Missouri Gov. Jay Nixon [D-MO] said Sunday the video produced a negative reaction. He said his office did not know the video was going to be released.

“I think it had an incendiary effect,” Nixon said in an interview on CBS’ “Face the Nation.” “When you release pictures and you clearly are attempting to besmirch a victim of a shooting, shot down in his own street, a young man, and at the same time you’re releasing information … to tarnish him, then properly, there was a lot of folks that were concerned about that, and I do think it flamed it back up and has caused us to have to deal with some of that.”

It’s a simple concept: any found footage that undermines the Democratic-Media Narrative Complex storyline of the moment should never see the light of day. The public deserves to be protected from any Doubts.

You see, if it’s President Nixon demanding a cover-up, that’s the biggest crime of the age. If it’s Governor Nixon demanding a cover-up, well, that’s statesmanship.

And from Yahoo News:

Sharpton Strikes Defiant Tone In Speech To Huge Crowd About Michael Brown Shooting

… Sharpton was definitely the orator the huge crowd came to see, and he did not disappoint.

He began a short, powerful, applause-line-filled speech by declaring that the shooting of Brown represents a pivotal moment in what he views as a much larger fight for the rights of people around the world against the repressive forces of government.

“We…have…had…enough!” Sharpton pronounced, adding that people who agree with him could make a difference at the ballot box.

“Nobody can go to the White House until they stop by our house!”

The famous activist demanded to know why police had released a videotape of Brown shoplifting from a now-looted and burned-out convenience store. Sharpton said that he does not condone shoplifting, but he also doesn’t believe the tape has anything to do with the subsequent shooting of Brown by police officer Darren Wilson.

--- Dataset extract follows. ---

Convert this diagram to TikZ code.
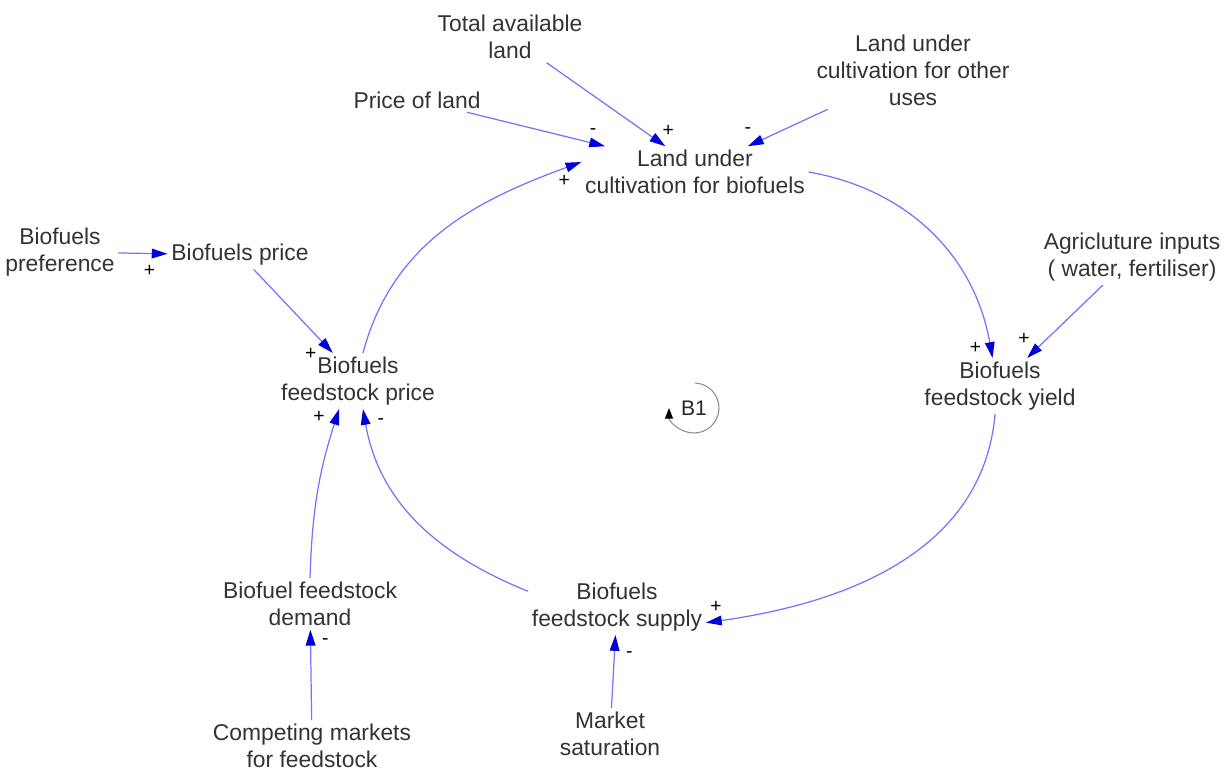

Sharpton was of course the main inspiration for the Rev. Bacon character in Tom Wolfe’s 1987 book The Bonfire of the Vanities, which remains the single most relevant explanation of racial politics in America in 2014.

Let me sum up.

It would be a very good thing if police officers could always nonlethally subdue belligerent 6’4? 292 pounders accosted during their crime sprees. In fact, it may very well be that the cop screwed up in various ways in this case and should be disciplined.

But the important issue is what has been revealed once again about how the dominant worldview spread by the national media and the White House is based not on a careful regard for facts but upon equal parts stupidity, lies, wounded amour propre, and sheer opportunism.

We are told over and over about how white racists are waging war on black babies and other improbable assertions. And over and over the handful of incidents upon which the American Establishment chose to go to metaphorical war upon average Americans turn out to be travesties. But any resistance from skeptics is only demonized as more proof of white racism.